%%
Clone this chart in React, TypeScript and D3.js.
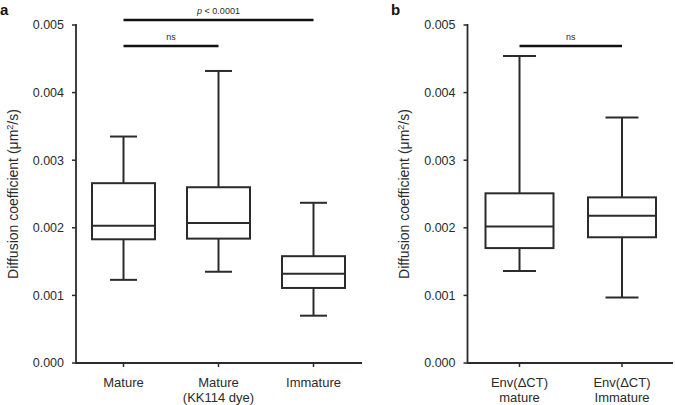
import React from "react";
import * as d3 from "d3";

const catsA = [["Mature"], ["Mature", "(KK114 dye)"], ["Immature"]];
const minA = [0.00123, 0.00135, 0.00070];
const q1A = [0.00183, 0.00184, 0.00111];
const medA = [0.00203, 0.00207, 0.00132];
const q3A = [0.00266, 0.00260, 0.00158];
const maxA = [0.00335, 0.00432, 0.00237];

const catsB = [["Env(\u0394CT)", "mature"], ["Env(\u0394CT)", "Immature"]];
const minB = [0.00136, 0.00097];
const q1B = [0.00170, 0.00186];
const medB = [0.00202, 0.00218];
const q3B = [0.00251, 0.00245];
const maxB = [0.00454, 0.00363];

const yTicks = [0, 0.001, 0.002, 0.003, 0.004, 0.005];
const yTickLabels = ["0.000", "0.001", "0.002", "0.003", "0.004", "0.005"];

const INK = "#2b2b2b";
const FONT = "Liberation Sans, Arial, Helvetica, sans-serif";

type PanelProps = {
  letter: string;
  letterX: number;
  axisX: number;
  axisEnd: number;
  titleX: number;
  range: [number, number];
  cats: string[][];
  mins: number[];
  q1s: number[];
  meds: number[];
  q3s: number[];
  maxs: number[];
  boxW: number;
  capW: number;
  sig: { a: number; b: number; y: number; label: string; italic?: boolean }[];
};

const y = d3.scaleLinear().domain([0, 0.005]).range([363, 25]);

function Panel(p: PanelProps) {
  const x = d3
    .scalePoint<number>()
    .domain(p.cats.map((_, i) => i))
    .range(p.range);
  const y0 = y(0);
  return (
    <g fontFamily={FONT} fill={INK}>
      <text x={p.letterX} y={15} fontSize={15} fontWeight="bold" fill="#111">
        {p.letter}
      </text>
      <text
        transform={`translate(${p.titleX},${(y(0) + y(0.005)) / 2}) rotate(-90)`}
        textAnchor="middle"
        fontSize={14}
      >
        Diffusion coefficient (μm
        <tspan dy={-5} fontSize={9}>2</tspan>
        <tspan dy={5}>/s)</tspan>
      </text>
      {/* axes */}
      <line x1={p.axisX} x2={p.axisX} y1={y(0.005) - 1} y2={y0 + 1} stroke={INK} strokeWidth={1.8} />
      <line x1={p.axisX} x2={p.axisEnd} y1={y0} y2={y0} stroke={INK} strokeWidth={1.8} />
      {yTicks.map((t, i) => (
        <g key={i}>
          <line x1={p.axisX - 4} x2={p.axisX} y1={y(t)} y2={y(t)} stroke={INK} strokeWidth={1.5} />
          <text x={p.axisX - 12} y={y(t)} dy="0.35em" textAnchor="end" fontSize={12.5}>
            {yTickLabels[i]}
          </text>
        </g>
      ))}
      {p.cats.map((c, i) => (
        <g key={i}>
          <line x1={x(i)} x2={x(i)} y1={y0} y2={y0 + 4} stroke={INK} strokeWidth={1.5} />
          {c.map((l, j) => (
            <text key={j} x={x(i)} y={386.5 + j * 15} textAnchor="middle" fontSize={13}>
              {l}
            </text>
          ))}
        </g>
      ))}
      {/* boxes */}
      {p.cats.map((_, i) => {
        const cx = x(i)!;
        return (
          <g key={i} stroke={INK} strokeWidth={2} fill="none">
            <line x1={cx} x2={cx} y1={y(p.maxs[i])} y2={y(p.q3s[i])} />
            <line x1={cx} x2={cx} y1={y(p.q1s[i])} y2={y(p.mins[i])} />
            <line x1={cx - p.capW / 2} x2={cx + p.capW / 2} y1={y(p.maxs[i])} y2={y(p.maxs[i])} />
            <line x1={cx - p.capW / 2} x2={cx + p.capW / 2} y1={y(p.mins[i])} y2={y(p.mins[i])} />
            <rect
              x={cx - p.boxW / 2}
              y={y(p.q3s[i])}
              width={p.boxW}
              height={y(p.q1s[i]) - y(p.q3s[i])}
              fill="white"
            />
            <line x1={cx - p.boxW / 2} x2={cx + p.boxW / 2} y1={y(p.meds[i])} y2={y(p.meds[i])} />
          </g>
        );
      })}
      {p.sig.map((s, i) => {
        const xa = x(s.a)!;
        const xb = x(s.b)!;
        return (
          <g key={i}>
            <line x1={xa} x2={xb} y1={s.y} y2={s.y} stroke="#111" strokeWidth={2.5} />
            <text x={(xa + xb) / 2} y={s.y - 6} textAnchor="middle" fontSize={9}>
              {s.italic ? (
                <>
                  <tspan fontStyle="italic">p</tspan>
                  {" < 0.0001"}
                </>
              ) : (
                s.label
              )}
            </text>
          </g>
        );
      })}
    </g>
  );
}

export default function App() {
  return (
    <svg width={675} height={405} style={{ position: "absolute", left: 0, top: 0, background: "white" }}>
      <rect width={675} height={405} fill="white" />
      <Panel
        letter="a"
        letterX={0}
        axisX={76}
        axisEnd={362}
        titleX={18}
        range={[123.5, 313.5]}
        cats={catsA}
        mins={minA}
        q1s={q1A}
        meds={medA}
        q3s={q3A}
        maxs={maxA}
        boxW={63}
        capW={27}
        sig={[
          { a: 0, b: 2, y: 20, label: "p < 0.0001", italic: true },
          { a: 0, b: 1, y: 46, label: "ns" },
        ]}
      />
      <Panel
        letter="b"
        letterX={391}
        axisX={467.5}
        axisEnd={673}
        titleX={409}
        range={[519.5, 622]}
        cats={catsB}
        mins={minB}
        q1s={q1B}
        meds={medB}
        q3s={q3B}
        maxs={maxB}
        boxW={68}
        capW={33}
        sig={[{ a: 0, b: 1, y: 46, label: "ns" }]}
      />
    </svg>
  );
}
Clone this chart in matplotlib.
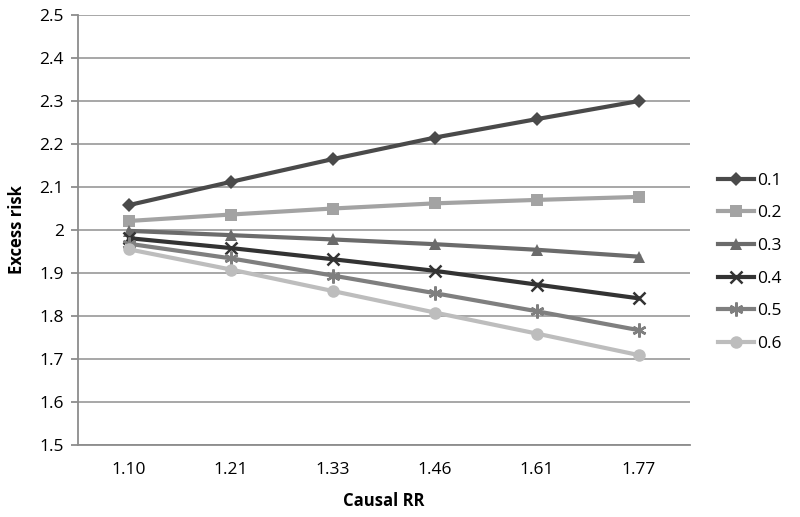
import numpy as np
import matplotlib.pyplot as plt

plt.rcParams['font.family'] = ['Open Sans', 'DejaVu Sans']

causal_rr = ["1.10", "1.21", "1.33", "1.46", "1.61", "1.77"]
series_names = ["0.1", "0.2", "0.3", "0.4", "0.5", "0.6"]

risk_01 = [2.058, 2.112, 2.165, 2.215, 2.258, 2.300]
risk_02 = [2.021, 2.036, 2.050, 2.062, 2.070, 2.077]
risk_03 = [1.998, 1.988, 1.978, 1.967, 1.954, 1.938]
risk_04 = [1.981, 1.958, 1.932, 1.905, 1.873, 1.841]
risk_05 = [1.968, 1.934, 1.894, 1.853, 1.811, 1.767]
risk_06 = [1.955, 1.908, 1.858, 1.808, 1.759, 1.709]

y_ticks = [1.5, 1.6, 1.7, 1.8, 1.9, 2.0, 2.1, 2.2, 2.3, 2.4, 2.5]
y_labels = ["1.5", "1.6", "1.7", "1.8", "1.9", "2", "2.1", "2.2", "2.3", "2.4", "2.5"]

all_series = [risk_01, risk_02, risk_03, risk_04, risk_05, risk_06]
colors = ["#4a4a4a", "#a3a3a3", "#6b6b6b", "#333333", "#7f7f7f", "#bdbdbd"]
markers = ["D", "s", "^", "x", (6, 2, 0), "o"]
msizes = [7, 9, 9, 9, 10, 9]


fig = plt.figure(figsize=(8, 5.17), dpi=100)
ax = fig.add_axes([78 / 800, 1 - 445 / 517, 612 / 800, 430 / 517])

x = np.arange(len(causal_rr))

for vals, name, c, m, ms in zip(all_series, series_names, colors, markers, msizes):
    ax.plot(
        x, vals,
        color=c,
        linewidth=3,
        marker=m,
        markersize=ms,
        markeredgewidth=1.8 if m in ("x", (6, 2, 0)) else 0,
        markeredgecolor=c,
        label=name,
        zorder=3
    )

ax.set_xlim(-0.5, len(causal_rr) - 0.5)
ax.set_ylim(1.5, 2.5)
ax.set_xticks(x)
ax.set_xticklabels(causal_rr)
ax.set_yticks(y_ticks)
ax.set_yticklabels(y_labels)

ax.grid(axis='y', color='#a0a0a0', linewidth=1.3, zorder=0)
ax.set_axisbelow(True)

for side in ['top', 'right']:
    ax.spines[side].set_visible(False)
ax.spines['left'].set_color('#8c8c8c')
ax.spines['bottom'].set_color('#8c8c8c')
ax.spines['left'].set_linewidth(1.3)
ax.spines['bottom'].set_linewidth(1.3)

ax.tick_params(axis='y', length=5, color='#8c8c8c', width=1.3, labelsize=12.5, pad=5)
ax.tick_params(axis='x', length=0, labelsize=12.5, pad=12)

ax.set_xlabel("Causal RR", fontsize=12, fontweight='bold', labelpad=10)
ax.set_ylabel("Excess risk", fontsize=12, fontweight='bold', labelpad=10)

ax.legend(
    loc='center left',
    bbox_to_anchor=(1.02, 0.425),
    frameon=False,
    fontsize=12.5,
    handlelength=2.1,
    labelspacing=0.95,
    handletextpad=0.15
)

fig.savefig("out.png", dpi=100)
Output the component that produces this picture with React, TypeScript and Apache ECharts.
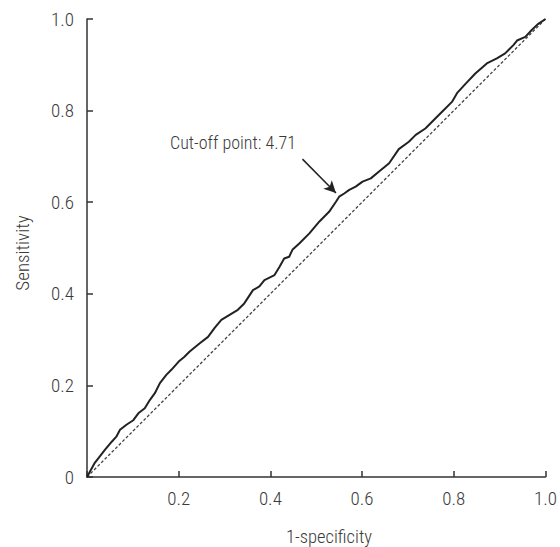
import React, { useEffect, useRef } from "react";
import * as echarts from "echarts";

// ROC curve: 1-specificity (x) and sensitivity (y)
const fpr = [
  0, 0.017, 0.039, 0.054, 0.064, 0.072, 0.086, 0.101, 0.112, 0.126, 0.137, 0.148, 0.159, 0.173, 0.184,
  0.2, 0.212, 0.224, 0.246, 0.264, 0.278, 0.293, 0.311, 0.329, 0.343, 0.362, 0.376, 0.387, 0.409, 0.42,
  0.43, 0.441, 0.448, 0.463, 0.485, 0.507, 0.528, 0.543, 0.55, 0.561, 0.572, 0.586, 0.601, 0.619, 0.637,
  0.659, 0.68, 0.702, 0.717, 0.738, 0.757, 0.775, 0.796, 0.807, 0.826, 0.847, 0.872, 0.894, 0.912, 0.93,
  0.938, 0.956, 0.97, 0.985, 1.0,
];
const tpr = [
  0, 0.031, 0.059, 0.077, 0.088, 0.103, 0.114, 0.124, 0.139, 0.15, 0.168, 0.183, 0.205, 0.223, 0.234,
  0.252, 0.262, 0.274, 0.292, 0.306, 0.325, 0.343, 0.354, 0.365, 0.379, 0.408, 0.416, 0.43, 0.441, 0.459,
  0.477, 0.481, 0.496, 0.51, 0.532, 0.558, 0.579, 0.601, 0.612, 0.619, 0.627, 0.634, 0.645, 0.652, 0.667,
  0.685, 0.716, 0.732, 0.747, 0.761, 0.78, 0.798, 0.819, 0.838, 0.859, 0.881, 0.903, 0.914, 0.925, 0.943,
  0.953, 0.961, 0.976, 0.99, 1.0,
];
const diagonal = [0, 1];
const xTicks = [0.2, 0.4, 0.6, 0.8, 1.0];
const yTicks = [0, 0.2, 0.4, 0.6, 0.8, 1.0];
const cutoffLabel = "Cut-off point: 4.71";
const cutoffArrowFrom = [0.47, 0.694];
const cutoffArrowTo = [0.543, 0.62];

const FONT = "'Liberation Sans Narrow', 'Roboto Condensed', 'Liberation Sans', sans-serif";
const TEXT = "#3a3a3a";

export default function App() {
  const ref = useRef<HTMLDivElement>(null);
  useEffect(() => {
    if (!ref.current) return;
    const chart = echarts.init(ref.current, undefined, { renderer: "svg" });
    const axisCommon = {
      type: "value" as const,
      min: 0,
      max: 1,
      interval: 0.2,
      splitLine: { show: false },
      axisLine: { show: true, lineStyle: { color: "#333", width: 1.5 } },
      axisTick: { show: true, inside: true, length: 6, lineStyle: { color: "#333", width: 1.5 } },
    };
    chart.setOption({
      animation: false,
      grid: { left: 87, top: 19, right: 13, bottom: 70 },
      xAxis: {
        ...axisCommon,
        axisLabel: {
          margin: 12,
          fontFamily: FONT,
          fontSize: 19,
          fontWeight: 300,
          color: TEXT,
          formatter: (v: number) => (xTicks.some((t) => Math.abs(t - v) < 1e-9) ? v.toFixed(1) : ""),
        },
      },
      yAxis: {
        ...axisCommon,
        axisLabel: {
          margin: 13,
          fontFamily: FONT,
          fontSize: 19,
          fontWeight: 300,
          color: TEXT,
          formatter: (v: number) =>
            yTicks.some((t) => Math.abs(t - v) < 1e-9) ? (v === 0 ? "0" : v.toFixed(1)) : "",
        },
      },
      series: [
        {
          type: "line",
          data: diagonal.map((d) => [d, d]),
          symbol: "none",
          lineStyle: { color: "#444", width: 1.3, type: [3, 2] },
          silent: true,
          z: 2,
        },
        {
          type: "line",
          data: fpr.map((x, i) => [x, tpr[i]]),
          symbol: "none",
          lineStyle: { color: "#222", width: 2 },
          silent: true,
          z: 3,
          markLine: {
            silent: true,
            symbol: ["none", "arrow"],
            symbolSize: [9, 12],
            label: { show: false },
            lineStyle: { color: "#222", width: 1.5, type: "solid" },
            data: [[{ coord: cutoffArrowFrom }, { coord: cutoffArrowTo }]],
          },
        },
      ],
      graphic: [
        {
          type: "text",
          left: 170,
          top: 133,
          style: { text: cutoffLabel, fontFamily: FONT, fontSize: 18, fontWeight: 300, fill: TEXT },
        },
        {
          type: "text",
          x: 329,
          y: 537,
          style: {
            text: "1-specificity",
            fontFamily: FONT,
            fontSize: 18.5,
            fontWeight: 300,
            fill: TEXT,
            align: "center",
            verticalAlign: "middle",
          },
        },
        {
          type: "text",
          x: 22,
          y: 253,
          rotation: Math.PI / 2,
          style: {
            text: "Sensitivity",
            fontFamily: FONT,
            fontSize: 19,
            fontWeight: 300,
            fill: TEXT,
            align: "center",
            verticalAlign: "middle",
          },
        },
      ],
    });
    return () => chart.dispose();
  }, []);
  return <div ref={ref} style={{ width: 560, height: 547, position: "absolute", left: 0, top: 0 }} />;
}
%%
* YOUR GOAL: From the listing above, pick out every line containing "this".

* WRITTEN ANSWER:
Clone this chart in React, TypeScript and D3.js.
Clone this chart in matplotlib.
Output the component that produces this picture with React, TypeScript and Apache ECharts.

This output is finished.